Personally, I think he’s a kind, decent man who says stupid things because he is pretending to be something he is not — some sort of cartoonish government-hater. But it scarcely matters. He’s running a depressingly inept presidential campaign. Mr. Romney, your entitlement reform ideas are essential, but when will the incompetence stop?
It won’t. Republicans are (probably, barring some unexpected sea change) going to lose this highly winnable election because they chose the worst major-party nominee since either Dukakis or Mondale. Yes, despite the obvious parallels, he’s even worse than Kerry, I now believe. He’s unbelievably bad.

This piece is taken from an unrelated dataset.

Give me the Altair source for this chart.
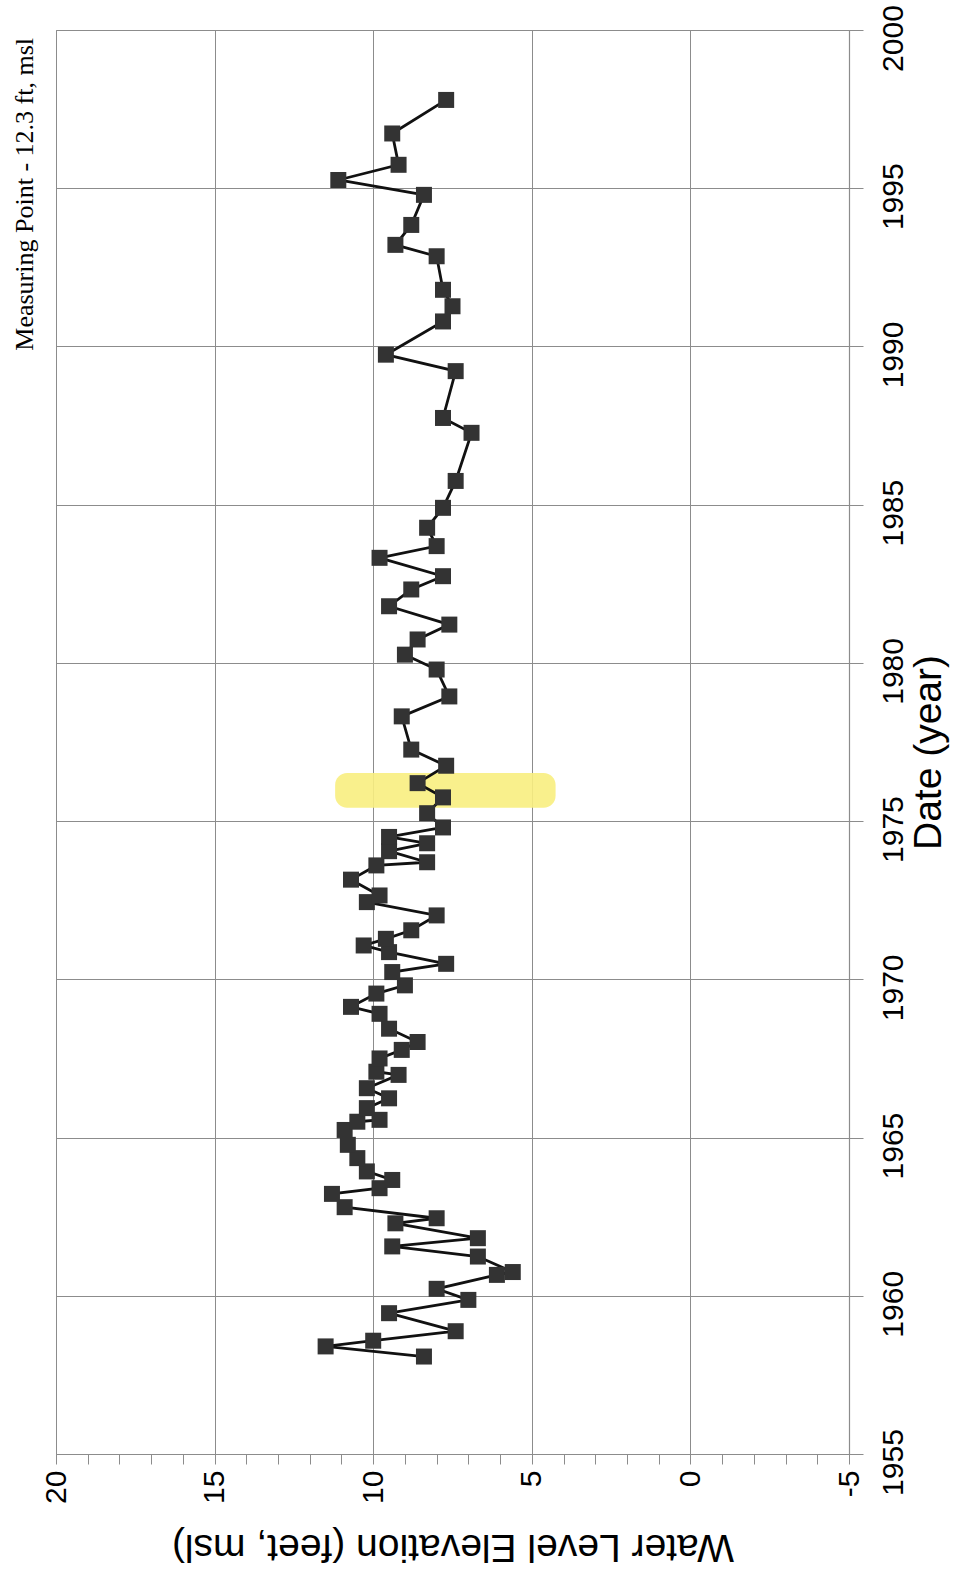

But back to Romney’s statement. The words he used, in the context he created, are completely indefensible. Folks who claim his statement was “accurate” because of some unjustifiably narrow reading of what he said (the 47% is an accurate number, so he was right, and let’s ignore all the ‘beliefs’ and character traits he universally ascribed to the 47%), or supposedly “meant” to say (he wasn’t referring to hard-working people, he meant the true “dependents”…and we’ll ignore that they’re a small minority of the 47%, thus completely contradicting his entire damn point), are blindly partisan apologists — period. No properly informed, intellectually honest person can defend the substance of these comments. Only the ignorant and the dishonest can or would.
“Unfit to be president” is, admittedly, on reflection, probably a bit overwrought. But what Romney said was wrong, offensive, and factually indefensible, and he needs to apologize fully and completely. But of course he can’t and won’t, because doing so would require admitting that, as Brooks says, he fundamentally doesn’t understand the nation he is asking voters to let him govern.